Published: February 2026
Australian employers face a continuous cycle of compliance deadlines across BAS, superannuation, STP, payroll tax, FBT, and workers compensation. Missing a single deadline can trigger automatic penalties, interest charges, and in some cases, loss of tax deductions. For SMEs without a dedicated finance team, keeping track of every obligation across multiple agencies and states is one of the most common operational failures.
FY2026-27 brings the most significant structural change to employer obligations in decades: the introduction of Payday Super from 1 July 2026. This shifts superannuation from a quarterly obligation to a per-pay-run obligation, meaning employers must pay super within seven business days of each pay date. The quarterly buffer that many businesses relied on for cash flow management is gone.
This article provides a single month-by-month calendar of every key employer compliance deadline for FY2026-27, covering BAS, super, STP, payroll tax, FBT, workers compensation, and income tax.

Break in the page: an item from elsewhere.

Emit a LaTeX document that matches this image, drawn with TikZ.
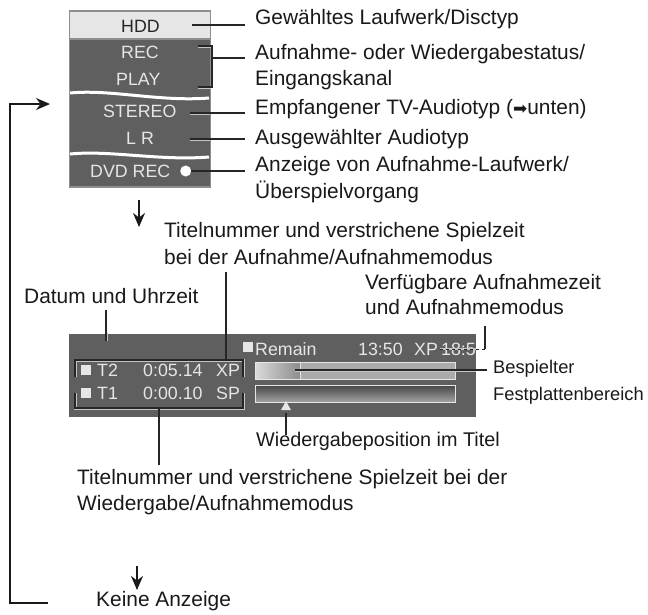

From 1 July 2026, employers must pay superannuation contributions at the same time as salary and wages. Contributions must reach the employee's nominated super fund within seven business days of the pay date. This replaces the quarterly system where super was due 28 days after the end of each quarter.
Key facts:
Cash flow impact: Under the quarterly system, a business paying $50,000 per month in wages could accumulate up to $18,000 in super liability over a quarter before payment was due. Under Payday Super, that same business needs $6,000 available every pay cycle if paying monthly, or $3,000 every fortnight.
Warning: July is the most dangerous month for compliance. STP finalisation, payroll tax reconciliation, Q4 BAS, the last quarterly super payment, and the Payday Super transition all land within 28 days. Prepare before 30 June.
The July crush. STP finalisation, payroll tax annual reconciliation, Q4 BAS, the last quarterly super payment, and the Payday Super transition all land within 28 days. Businesses that have not prepared before 30 June will be scrambling.
Missing Payday Super deadlines. Late super triggers the non-deductible Superannuation Guarantee Charge from day one. The SGC includes the shortfall amount, nominal interest calculated from the original due date, and an administration fee per employee per quarter. The SGC is always more expensive than the super that should have been paid on time.
Forgetting STP finalisation. Many employers forget the finalisation step even when their payroll software reports correctly throughout the year. Until you submit the finalisation declaration, your employees' income statements show as "not tax ready" in myGov. They cannot complete their tax returns accurately, and you will receive ATO reminders.
Not reconciling payroll tax to STP totals. Your STP reported wages and your payroll tax annual reconciliation should align. Discrepancies trigger revenue office queries.
1 July 2026. The legislation has been passed. From this date, super contributions must reach the employee's nominated super fund within seven business days of each pay date. The quarterly system ends with the Q4 FY2025-26 payment due 28 July 2026.
The SGC applies from the moment a payment is late. There is no grace period. The SGC includes the shortfall amount, nominal interest from the original due date, and an administration fee. Critically, the SGC is not tax deductible, whereas on-time super contributions are. For the first year (FY2026-27), the ATO has indicated a risk-based compliance approach under PCG 2025/D5, but the law still applies.
Monthly BAS reporters typically receive shorter extensions from their registered agent, usually 7 to 14 days beyond the standard 21st due date. The exact extension depends on the agent's lodgement program tier. However, BAS agent extensions never apply to monthly payroll tax returns.
STP finalisation is a declaration you submit to the ATO confirming your payroll reporting for the financial year is complete for each employee. Until you finalise, employees' income statements in myGov show as "not tax ready" and they cannot complete their tax returns with accurate pre-filled data. The deadline is 14 July for standard employees and 30 September for closely held payees.
The Small Business Superannuation Clearing House (SBSCH) is a free ATO service that processes super payments for small businesses. It is being permanently retired on 1 July 2026. If you currently use the SBSCH, you must transition to a commercial clearing house (such as those integrated into Xero, MYOB, or standalone providers) before that date.
Start before 30 June. Reconcile your payroll totals, ensure STP data is accurate, prepare your payroll tax annual figures, and set up your commercial clearing house for Payday Super. Having your BAS data ready before end of financial year significantly reduces the pressure in July.
Disclaimer: Compliance deadlines are subject to change by the ATO and state revenue offices. Weekend and public holiday adjustments may shift due dates. Always verify current deadlines with the ATO and your registered BAS or tax agent. This article is general information only and does not constitute tax or legal advice.